Cash deposit ratio plays a crucial role in banking operations. The banks try to fine-tune it. They do not want to hold more than necessary cash reserves because in that case they lose some of the profit, which they can otherwise earn. Similarly, they cannot afford to have a lower than necessary cash reserve ratio because that can result in their failure to meet their payment obligations. If a bank false to honor its commitment to pay in time, the customers lose confidence in its ability (or willingness) to pay. As a result, all of them rush to the bank and demand payment. And the bank, by the very nature of its balance sheet, is never able to meet this demand in full. It can go bankrupt. It is, therefore, helpful to note the factors that determine critical cash deposit ratio, which a bank tries to maintain.
1. The first factor, which determines the cash deposit ratio of a bank, is its size and branch network. A big bank is likely to have proportionately larger number of customers also. Consequently, a large proportion of cheques and cash payments is received by its own customers. It, therefore, suffers from a smaller cash leakage and can afford to maintain a lower cash deposit ratio. Similarly, a bank with a large number of branches can transfer cash from one branch to the other and average out demand for cash. As a result, it can afford to have a lower cash deposit ratio on this count as well.
2. The cash deposit ratio, which a bank must maintain, also depend upon the banking habits of its clients. Normally speaking, when a bank is located in big trade and manufacturing centers, its clients are more likely to make payments to each other through book entries in their bank accounts rather than use hard cash.
3. Apart from the location of the banking offices, the stage of economic development of the country also lays an important role in the determination of cash deposit ratio of the banking system. It is expected that with economic growth, people develop banking habits and the incidence of cash leakage declines.

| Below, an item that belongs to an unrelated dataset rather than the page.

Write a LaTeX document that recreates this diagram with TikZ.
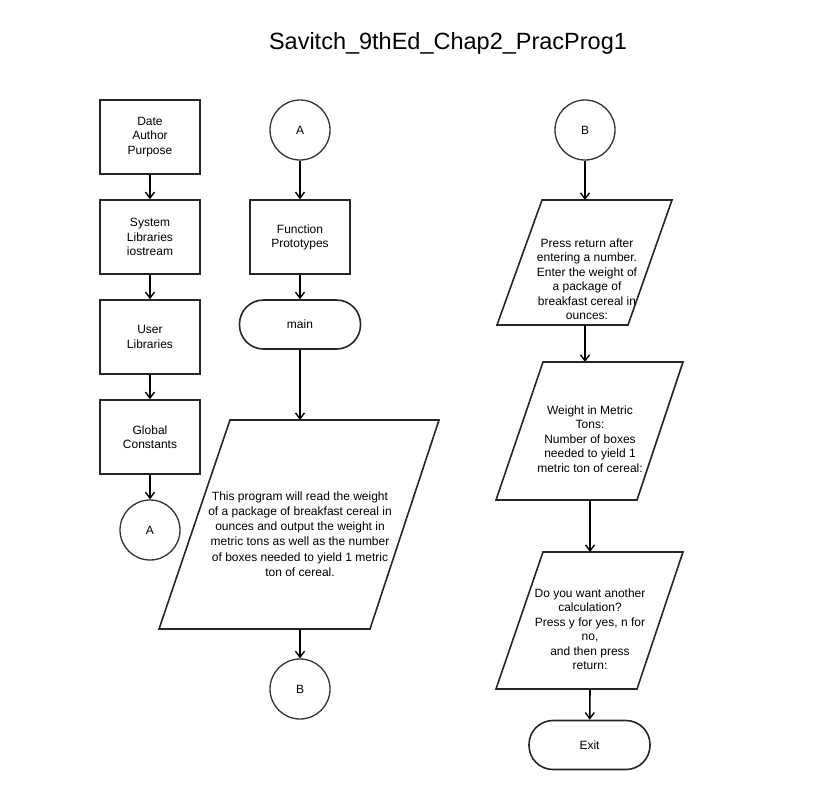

4. A significant component of economic growth of a country is the development of its financial system. A large volume and variety of financial instruments are an integral part of a developed financial system. The markets for financial instruments, including specialized markets for some categories of them become highly integrated and sensitive to changes in yield rates and the like. This phenomenon is accompanied with the growth of specialized financial institutions also. The net result is that on account of the availability of a larger number of effective substitutes of cash, the need by banks to maintain a high cash deposit ratio is reduced.
5. Legal provisions, such as the measures taken by the central bank of the country, play a crucial role in forcing the banking system to maintain a higher than necessary cash deposit ratio. However, they may be able to side step these provisions to some extent by resorting to window dressing. Window dressing refers to the practice of the bank in managing their asset portfolio in such a manner that, while normally maintaining a low cash deposit ratio, they have a high ratio at those points of time for which they are to draw their balance sheets. For example, the banks may be required to maintain 8% cash deposit ratio but the market conditions, the strength of the financial system and other factors may enable a bank to do its business successfully with only 6%. Further suppose, it is to report to the central bank of the country its cash deposit ratio as at the close of every Friday. in that case, it tries to manage its affairs in such a way that it has adequate cash balances at the close of each Friday, but not at other points of time. This it may do by arranging the flow of discounting of bills, money at call and short notice and the like.